Find the lines that hold the word "this" and return them.

>> Begin

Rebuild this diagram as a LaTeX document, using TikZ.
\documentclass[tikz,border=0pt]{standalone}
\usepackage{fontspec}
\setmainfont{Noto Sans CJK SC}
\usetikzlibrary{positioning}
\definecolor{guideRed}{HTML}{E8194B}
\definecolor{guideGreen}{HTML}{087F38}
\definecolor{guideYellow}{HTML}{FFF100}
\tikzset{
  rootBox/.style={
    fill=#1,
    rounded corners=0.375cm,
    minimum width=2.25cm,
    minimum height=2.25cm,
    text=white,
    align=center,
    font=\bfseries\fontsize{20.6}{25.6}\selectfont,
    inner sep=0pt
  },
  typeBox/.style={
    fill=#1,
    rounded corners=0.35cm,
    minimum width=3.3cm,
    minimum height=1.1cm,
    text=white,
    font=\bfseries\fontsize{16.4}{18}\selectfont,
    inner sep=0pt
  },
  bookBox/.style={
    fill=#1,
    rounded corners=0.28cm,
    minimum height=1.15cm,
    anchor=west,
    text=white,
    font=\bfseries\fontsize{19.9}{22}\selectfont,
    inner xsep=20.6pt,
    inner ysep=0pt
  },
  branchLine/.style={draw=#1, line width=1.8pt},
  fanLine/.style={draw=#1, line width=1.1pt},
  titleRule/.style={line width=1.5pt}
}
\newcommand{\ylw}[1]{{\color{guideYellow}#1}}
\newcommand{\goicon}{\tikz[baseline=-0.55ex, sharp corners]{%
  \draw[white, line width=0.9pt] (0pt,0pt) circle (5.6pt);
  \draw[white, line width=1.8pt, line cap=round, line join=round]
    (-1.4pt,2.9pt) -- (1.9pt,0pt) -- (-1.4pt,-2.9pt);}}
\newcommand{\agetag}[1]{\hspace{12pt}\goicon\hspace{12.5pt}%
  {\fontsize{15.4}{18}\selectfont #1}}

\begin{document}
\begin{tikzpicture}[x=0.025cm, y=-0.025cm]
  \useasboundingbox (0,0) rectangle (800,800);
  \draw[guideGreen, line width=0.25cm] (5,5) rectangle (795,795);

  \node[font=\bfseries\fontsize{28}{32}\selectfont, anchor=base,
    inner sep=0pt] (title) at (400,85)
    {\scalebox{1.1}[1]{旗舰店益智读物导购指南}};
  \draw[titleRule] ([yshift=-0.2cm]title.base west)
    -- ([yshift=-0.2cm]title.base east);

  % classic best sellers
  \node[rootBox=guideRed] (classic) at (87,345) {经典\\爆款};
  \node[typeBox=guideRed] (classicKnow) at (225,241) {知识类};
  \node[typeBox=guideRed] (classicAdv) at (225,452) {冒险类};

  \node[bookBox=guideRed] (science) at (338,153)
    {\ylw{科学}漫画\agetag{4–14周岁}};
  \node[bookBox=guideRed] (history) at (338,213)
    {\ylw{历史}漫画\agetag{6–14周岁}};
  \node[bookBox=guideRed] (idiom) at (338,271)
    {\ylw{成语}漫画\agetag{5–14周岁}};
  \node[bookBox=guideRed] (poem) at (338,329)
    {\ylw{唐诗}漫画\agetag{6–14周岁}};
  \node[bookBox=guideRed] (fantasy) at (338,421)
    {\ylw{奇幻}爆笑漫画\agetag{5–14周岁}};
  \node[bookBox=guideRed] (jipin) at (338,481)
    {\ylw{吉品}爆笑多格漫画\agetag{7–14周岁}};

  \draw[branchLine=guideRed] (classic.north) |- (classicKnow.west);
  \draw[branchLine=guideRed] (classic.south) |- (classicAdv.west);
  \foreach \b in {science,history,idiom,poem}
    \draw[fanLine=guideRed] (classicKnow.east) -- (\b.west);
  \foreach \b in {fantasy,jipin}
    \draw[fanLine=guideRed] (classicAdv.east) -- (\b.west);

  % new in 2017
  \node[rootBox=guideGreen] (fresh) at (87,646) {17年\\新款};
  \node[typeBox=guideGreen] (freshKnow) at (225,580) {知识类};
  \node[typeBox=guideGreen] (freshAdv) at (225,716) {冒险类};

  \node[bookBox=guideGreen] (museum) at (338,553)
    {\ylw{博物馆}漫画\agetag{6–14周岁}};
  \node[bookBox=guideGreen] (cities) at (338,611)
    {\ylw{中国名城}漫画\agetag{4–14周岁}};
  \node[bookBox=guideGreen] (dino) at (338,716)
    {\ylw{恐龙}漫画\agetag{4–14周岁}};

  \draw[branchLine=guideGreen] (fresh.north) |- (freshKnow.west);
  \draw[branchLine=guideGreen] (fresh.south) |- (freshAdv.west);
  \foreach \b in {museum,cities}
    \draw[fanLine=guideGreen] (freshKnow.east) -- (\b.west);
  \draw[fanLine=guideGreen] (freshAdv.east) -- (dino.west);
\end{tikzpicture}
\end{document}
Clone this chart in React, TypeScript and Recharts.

>> End

**Result of the task:**
Rebuild this diagram as a LaTeX document, using TikZ.
Clone this chart in React, TypeScript and Recharts.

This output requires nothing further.